Functional Analysis and Applications Seminar 

07/04/2006, 15:00 — 16:00 — Room P3.10, Mathematics Building
Sergej Rjasanow, Universität Saarbrücken, Alemanha

The Boltzmann equation. Theory and numerics

In the first part of the talk we introduce the Boltzmann equation, discuss its properties and give an overview on existence and uniqueness of solutions. Especially our new results on mapping properties of the Boltzmann collision operator will be presented. Then the Direct Simulation Monte Carlo method (DSMC) which is widely applied in numerics will be explained. In the third part of the talk we present the Stochastic Weighted Particle Method (SWPM) which was introduced in 90's by Rjasanow and Wagner. We apply this method to the numerical solution of the spatially two-dimensional Boltzmann equation.

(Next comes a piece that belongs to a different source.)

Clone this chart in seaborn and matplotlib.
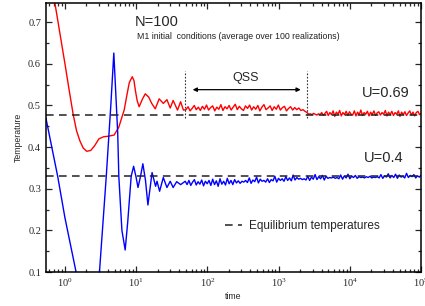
import matplotlib
matplotlib.use("Agg")
import matplotlib.pyplot as plt
from matplotlib.ticker import MultipleLocator
import seaborn as sns
import numpy as np
import pandas as pd

# early transient of U=0.69 (red)
red_t = [0.70, 1.0, 1.15, 1.3, 1.45, 1.62, 1.8, 2.02, 2.3, 2.6, 3.0, 3.5, 4.0, 4.9, 5.7,
         6.8, 7.4, 8.0, 8.8, 9.3, 9.7, 10.3, 11, 12.2, 13.4, 15, 16.5, 18.5, 21, 24, 27,
         30, 33, 38, 42, 46]
red_T = [0.76, 0.60, 0.535, 0.48, 0.44, 0.415, 0.398, 0.390, 0.392, 0.403, 0.420, 0.425,
         0.426, 0.429, 0.448, 0.49, 0.525, 0.555, 0.569, 0.560, 0.538, 0.512, 0.497, 0.515,
         0.528, 0.52, 0.505, 0.492, 0.516, 0.505, 0.514, 0.494, 0.512, 0.489, 0.509, 0.489]
# noisy plateau, QSS part (t = 50 .. 2500) and after (t = 2500 .. 1e5)
red_qss = [0.490, 0.497, 0.487, 0.493, 0.500, 0.490, 0.496, 0.488, 0.498, 0.491,
           0.501, 0.489, 0.495, 0.499, 0.487, 0.496, 0.491, 0.502, 0.488, 0.497,
           0.492, 0.500, 0.489, 0.496, 0.503, 0.490, 0.498, 0.492, 0.488, 0.499,
           0.493, 0.501, 0.489, 0.497, 0.491, 0.500, 0.487, 0.496, 0.502, 0.490,
           0.494, 0.499, 0.488, 0.497, 0.491, 0.501, 0.489, 0.495, 0.498, 0.487,
           0.493, 0.497, 0.489, 0.495, 0.490, 0.494, 0.488, 0.490, 0.486, 0.483]
red_late = [0.479, 0.480, 0.478, 0.481, 0.479, 0.477, 0.480, 0.478, 0.483, 0.476,
            0.481, 0.486, 0.476, 0.483, 0.478, 0.487, 0.474, 0.484, 0.479, 0.488,
            0.475, 0.483, 0.478, 0.486, 0.476, 0.485, 0.479, 0.477, 0.487, 0.475,
            0.484, 0.478, 0.489, 0.476, 0.483, 0.479, 0.486, 0.475, 0.484, 0.478,
            0.487, 0.476, 0.482, 0.485, 0.477, 0.483, 0.479, 0.488, 0.475, 0.484,
            0.478, 0.486, 0.476, 0.483, 0.479, 0.487, 0.474, 0.484, 0.478, 0.485,
            0.476, 0.482, 0.487, 0.477, 0.484, 0.475, 0.483, 0.486, 0.478, 0.481]

# early transient of U=0.4 (blue)
blue_t = [0.54, 0.79, 1.0, 1.43, 1.6, 2.0, 2.5, 3.05, 3.8, 4.4, 4.85, 5.2, 5.5, 5.7,
          6.3, 7.0, 7.6, 8.5, 9.2, 9.9, 10.6, 11.5, 12.4, 13.5, 14.6, 15.6, 16.7, 18.7,
          19.6, 21.3, 24, 27, 30, 33, 37, 42]
blue_T = [0.47, 0.33, 0.23, 0.10, 0.06, 0.00, 0.03, 0.10, 0.33, 0.50, 0.626, 0.52, 0.434,
          0.33, 0.20, 0.153, 0.22, 0.33, 0.354, 0.33, 0.303, 0.33, 0.36, 0.32, 0.261, 0.30,
          0.339, 0.306, 0.318, 0.294, 0.327, 0.303, 0.318, 0.303, 0.317, 0.31]
# noisy plateau, t = 46 .. 1e5
blue_noise = [0.318, 0.310, 0.320, 0.308, 0.316, 0.322, 0.309, 0.317, 0.311, 0.321,
              0.307, 0.318, 0.312,
              0.320, 0.308, 0.323, 0.310, 0.319, 0.306, 0.324, 0.311, 0.318, 0.309,
              0.325, 0.312, 0.320, 0.310, 0.322, 0.314, 0.319, 0.313, 0.318, 0.316,
              0.320, 0.315, 0.326, 0.313, 0.321, 0.317, 0.328, 0.314, 0.323, 0.318,
              0.320, 0.316, 0.324, 0.315, 0.322, 0.319, 0.330, 0.316, 0.325, 0.320,
              0.324, 0.318, 0.329, 0.320, 0.326, 0.319, 0.333, 0.321, 0.327, 0.323,
              0.325, 0.322, 0.324, 0.321, 0.330, 0.320, 0.328, 0.323, 0.334, 0.322,
              0.329, 0.324, 0.332, 0.321, 0.330, 0.325, 0.327, 0.326, 0.328, 0.325,
              0.327, 0.324, 0.333, 0.323, 0.331, 0.326, 0.335, 0.324, 0.330, 0.327,
              0.332, 0.325, 0.329, 0.327, 0.328, 0.326, 0.329, 0.327, 0.330, 0.326,
              0.328, 0.327, 0.329, 0.326, 0.334, 0.325, 0.331, 0.328, 0.336, 0.326,
              0.332, 0.327, 0.335, 0.325, 0.333, 0.328, 0.330, 0.326, 0.337, 0.327,
              0.332, 0.329, 0.334, 0.326, 0.331, 0.328, 0.333]

T_eq = [0.476, 0.330]          # equilibrium temperatures
qss_start, qss_end = 49, 2470  # QSS window

# sample times of the noisy parts
red_t_all = red_t + list(np.geomspace(50, 2500, len(red_qss))) + \
    list(np.geomspace(2500, 1e5, len(red_late) + 1)[1:])
red_T_all = red_T + red_qss + red_late
blue_t_all = blue_t + list(np.geomspace(46, 1e5, len(blue_noise) + 1)[1:])
blue_T_all = blue_T + blue_noise

df_red = pd.DataFrame({"time": red_t_all, "T": red_T_all})
df_blue = pd.DataFrame({"time": blue_t_all, "T": blue_T_all})

sns.set_style("ticks")
plt.rcParams["font.family"] = ["Liberation Sans", "DejaVu Sans"]
plt.rcParams["mathtext.fontset"] = "stix"

fig = plt.figure(figsize=(4.25, 3.06), dpi=100)
ax = fig.add_axes([0.108, 0.111, 0.883, 0.879])

sns.lineplot(data=df_red, x="time", y="T", color="red", lw=1.0,
             estimator=None, sort=False, ax=ax)
sns.lineplot(data=df_blue, x="time", y="T", color="blue", lw=1.0,
             estimator=None, sort=False, ax=ax)

for i, teq in enumerate(T_eq):
    ax.axhline(teq, color="#222222", lw=1.1, ls=(0, (5, 3.5)),
               label="Equilibrium temperatures" if i == 0 else None)

for tq in (qss_start, qss_end):
    ax.plot([tq, tq], [0.470, 0.583], color="#333333", lw=0.8, ls=(0, (1.5, 1.5)))
ax.annotate("", xy=(2040, 0.538), xytext=(62, 0.538),
            arrowprops=dict(arrowstyle="<|-|>", color="black", lw=0.9,
                            mutation_scale=6, shrinkA=0, shrinkB=0))
ax.text(343, 0.567, "QSS", fontsize=9, ha="center", va="center")

ax.text(0.237, 0.929, "N=100", transform=ax.transAxes, fontsize=10.5, va="center")
ax.text(0.243, 0.874, "M1 initial  conditions (average over 100 realizations)",
        transform=ax.transAxes, fontsize=6.3, va="center", color="#222222")
ax.text(0.843, 0.665, "U=0.69", transform=ax.transAxes, fontsize=10.5, va="center")
ax.text(0.848, 0.425, "U=0.4", transform=ax.transAxes, fontsize=10.5, va="center")

ax.legend(loc="center left", bbox_to_anchor=(0.45, 0.171), frameon=False,
          fontsize=8.5, handlelength=1.4, handletextpad=0.6)

ax.set_xscale("log")
ax.set_xlim(0.54, 1e5)
ax.set_ylim(0.1, 0.746)
ax.yaxis.set_major_locator(MultipleLocator(0.1))
ax.yaxis.set_minor_locator(MultipleLocator(0.05))
ax.tick_params(which="both", direction="in", top=True, right=True, width=0.9)
ax.tick_params(which="major", length=4.5)
ax.tick_params(which="minor", length=2.5)
for lab in ax.get_xticklabels() + ax.get_yticklabels():
    lab.set_family("Liberation Serif")
    lab.set_fontsize(7.5)
for sp in ax.spines.values():
    sp.set_linewidth(1.1)
    sp.set_color("black")

ax.set_xlabel("time", fontsize=6.3, labelpad=2)
ax.set_ylabel("Temperature", fontsize=6.3, labelpad=4)

fig.savefig("out.png", dpi=100)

The numerical solution of the Boltzmann equation using naive deterministic methods leads to the amount of numerical work of the order $O(n^8)$, where $n$ denotes the number of discrete velocities in one direction. In the next part of the talk we give an overview on deterministic numerical methods applied to the Boltzmann equation by a number of authors. Then, in the final part of the talk, we present the results of our numerical experiments obtained by a new deterministic approximation of the Boltzmann equation using Fast Fourier Transform.